What are you afraid to do?
Sometimes fear saves. Our fear of the snake just off the hiking trail, the out-of-control driver in the express lane, the unattended toddler near a swimming pool.
But fear can also be an excuse. We can let it hold us back or keep us silent.
Fear in its proper place is a gift. Fear unbridled is a cage.
Our church is in the midst of a sermon series called “Ask Anything” where we tackle tough questions from the congregation. I’ve rarely wrestled to put a sermon together like I did for last week. It wasn’t that the topic itself scared me, it’s that it was so big and important I feared not doing it justice.
Of course, approaching any sermon with some level of trepidation is a healthy sign of humility and reverence. But this one was freaking me out. And it was just week one of a 5-week series, with more challenges to come.
But for us preachers, Sunday is always coming. If I let the fear stop me for long, I’d soon be out of the pulpit for good. So I did what is often the last but should always be the first thing: I prayed.
Lord, speak through me.
Lord, guide my study.
Lord, steady my voice.
The beautiful thing about fear is that it can be properly ordered. When submitted to Jesus, fear becomes an opportunity for grace to flow.
The fear drove me to my knees, to my Bible, to commentaries, to wisdom from our senior pastor and from Daryl and from authors I respect and admire.
The fear drove me to Jesus. The work is, at the end of the day, his alone.
By the time I stepped into the pulpit on Sunday, I was still afraid. The sermon was long and weighty, the passages were dense.
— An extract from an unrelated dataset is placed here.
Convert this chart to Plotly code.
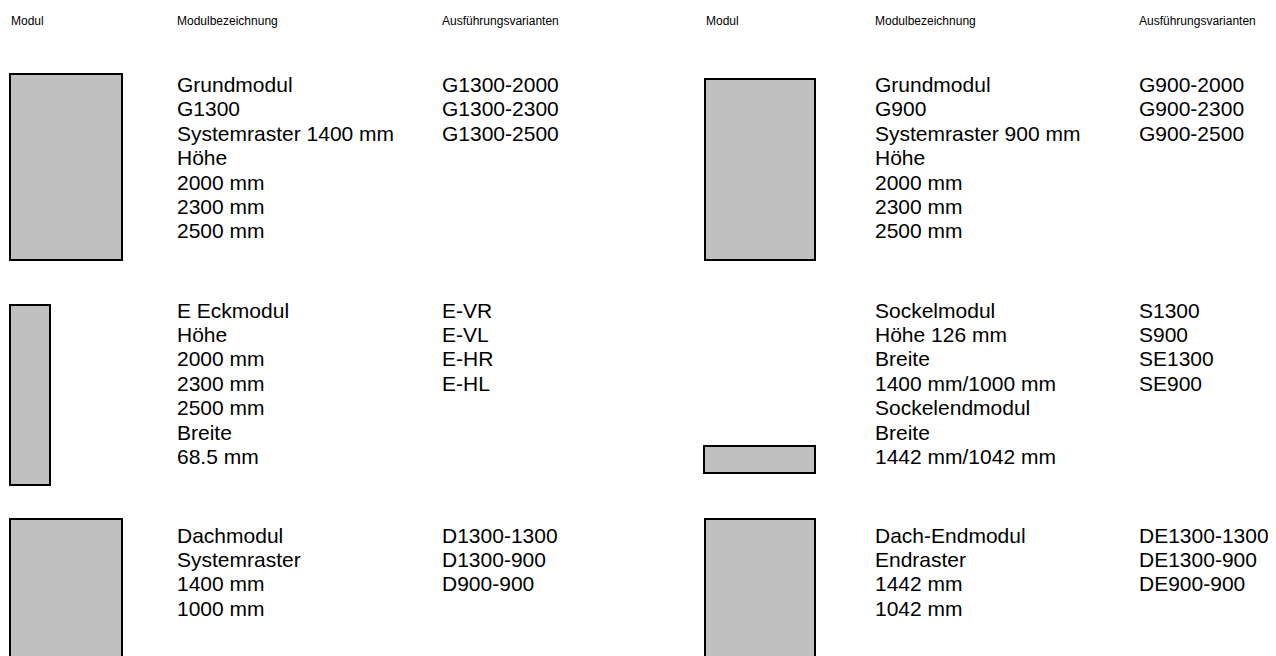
import plotly.graph_objects as go

# ---- data (text content) ----
header_labels = ["Modul", "Modulbezeichnung", "Ausführungsvarianten"]

grund1300_desc = ["Grundmodul", "G1300", "Systemraster 1400 mm", "Höhe", "2000 mm", "2300 mm", "2500 mm"]
grund1300_var = ["G1300-2000", "G1300-2300", "G1300-2500"]

grund900_desc = ["Grundmodul", "G900", "Systemraster 900 mm", "Höhe", "2000 mm", "2300 mm", "2500 mm"]
grund900_var = ["G900-2000", "G900-2300", "G900-2500"]

eck_desc = ["E Eckmodul", "Höhe", "2000 mm", "2300 mm", "2500 mm", "Breite", "68.5 mm"]
eck_var = ["E-VR", "E-VL", "E-HR", "E-HL"]

sockel_desc = ["Sockelmodul", "Höhe 126 mm", "Breite", "1400 mm/1000 mm", "Sockelendmodul", "Breite", "1442 mm/1042 mm"]
sockel_var = ["S1300", "S900", "SE1300", "SE900"]

dach_desc = ["Dachmodul", "Systemraster", "1400 mm", "1000 mm"]
dach_var = ["D1300-1300", "D1300-900", "D900-900"]

dachend_desc = ["Dach-Endmodul", "Endraster", "1442 mm", "1042 mm"]
dachend_var = ["DE1300-1300", "DE1300-900", "DE900-900"]

# ---- layout (positions / styles) ----
W, H = 1276, 656
OFF = 8  # page body margin compensation
FONT = "Liberation Sans, Arial, sans-serif"
HEAD_SIZE = 12
BODY_SIZE = 21
LINE = 24.4

col_left = [9, 175, 440]
col_right = [704, 873, 1137]
head_y = 21

blocks = [
    # (desc, variants, columns, first line y, rect x0, x1, y0, y1)
    (grund1300_desc, grund1300_var, col_left, 84.5, 10, 122, 74, 260),
    (grund900_desc, grund900_var, col_right, 84.5, 705, 815, 79, 260),
    (eck_desc, eck_var, col_left, 310, 10, 50, 305, 485),
    (sockel_desc, sockel_var, col_right, 310, 704, 815, 446, 473),
    (dach_desc, dach_var, col_left, 535, 10, 122, 519, 670),
    (dachend_desc, dachend_var, col_right, 535, 705, 815, 519, 670),
]

fig = go.Figure()
annotations = []
shapes = []

for cols in (col_left, col_right):
    for lab, cx in zip(header_labels, cols):
        annotations.append(dict(x=cx, y=head_y, text=lab, xref="x", yref="y",
                                xanchor="left", yanchor="middle", showarrow=False,
                                font=dict(family=FONT, size=HEAD_SIZE, color="#000000")))

for desc, var, cols, y0t, rx0, rx1, ry0, ry1 in blocks:
    shapes.append(dict(type="rect", xref="x", yref="y", x0=rx0, x1=rx1, y0=ry0, y1=ry1,
                       fillcolor="#c0c0c0", line=dict(color="#000000", width=2), layer="above"))
    for i, t in enumerate(desc):
        annotations.append(dict(x=cols[1], y=y0t + i * LINE, text=t, xref="x", yref="y",
                                xanchor="left", yanchor="middle", showarrow=False,
                                font=dict(family=FONT, size=BODY_SIZE, color="#000000")))
    for i, t in enumerate(var):
        annotations.append(dict(x=cols[2], y=y0t + i * LINE, text=t, xref="x", yref="y",
                                xanchor="left", yanchor="middle", showarrow=False,
                                font=dict(family=FONT, size=BODY_SIZE, color="#000000")))

# invisible trace to establish axes
fig.add_trace(go.Scatter(x=[OFF, W], y=[OFF, H], mode="markers", marker=dict(opacity=0),
                         hoverinfo="skip", showlegend=False))

fig.update_layout(
    width=W, height=H,
    margin=dict(l=0, r=0, t=0, b=0),
    paper_bgcolor="#ffffff", plot_bgcolor="#ffffff",
    xaxis=dict(range=[OFF, W + OFF], visible=False, fixedrange=True),
    yaxis=dict(range=[H + OFF, OFF], visible=False, fixedrange=True),
    annotations=annotations, shapes=shapes, showlegend=False,
)

fig.write_html("out.html", config={"displayModeBar": False})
I tend to be a storyteller in most of my preaching, centering on Scripture but boosting with illustrations and examples, pop culture references and literary allusions.
This teaching sermon was uncharted territory for me, as I worked to stitch together a dozen different Scriptural texts into what I hoped would be a cohesive whole.
I’m praying for you, Daryl texted before the service began.
God meets us in the midst of our fears, and it is often when we step out and face them that we come to know him most intimately. Not because of our courage, but because God is good. He shows up in the desert, in the raging waters, in the voting booth, at the borders, in the sermon preparation, in the truth-speaking, at the 12-step meeting, in the counselor’s office.
As Paul writes in 1 Corinthians 2:
And so it was with me, brothers and sisters. When I came to you, I did not come with eloquence or human wisdom as I proclaimed to you the testimony about God. For I resolved to know nothing while I was with you except Jesus Christ and him crucified. I came to you in weakness with great fear and trembling. My message and my preaching were not with wise and persuasive words, but with a demonstration of the Spirit’s power, so that your faith might not rest on human wisdom, but on God’s power.
If Paul was nervous–the same bold and bombastic Paul who met Jesus on the road to Damascus and journeyed thousands of miles to preach good news to those who had never heard it–surely there’s no shame when we are, too.
But we can’t let fear stop us from following where God leads.
What step are you afraid of taking?
How does God want to meet you there?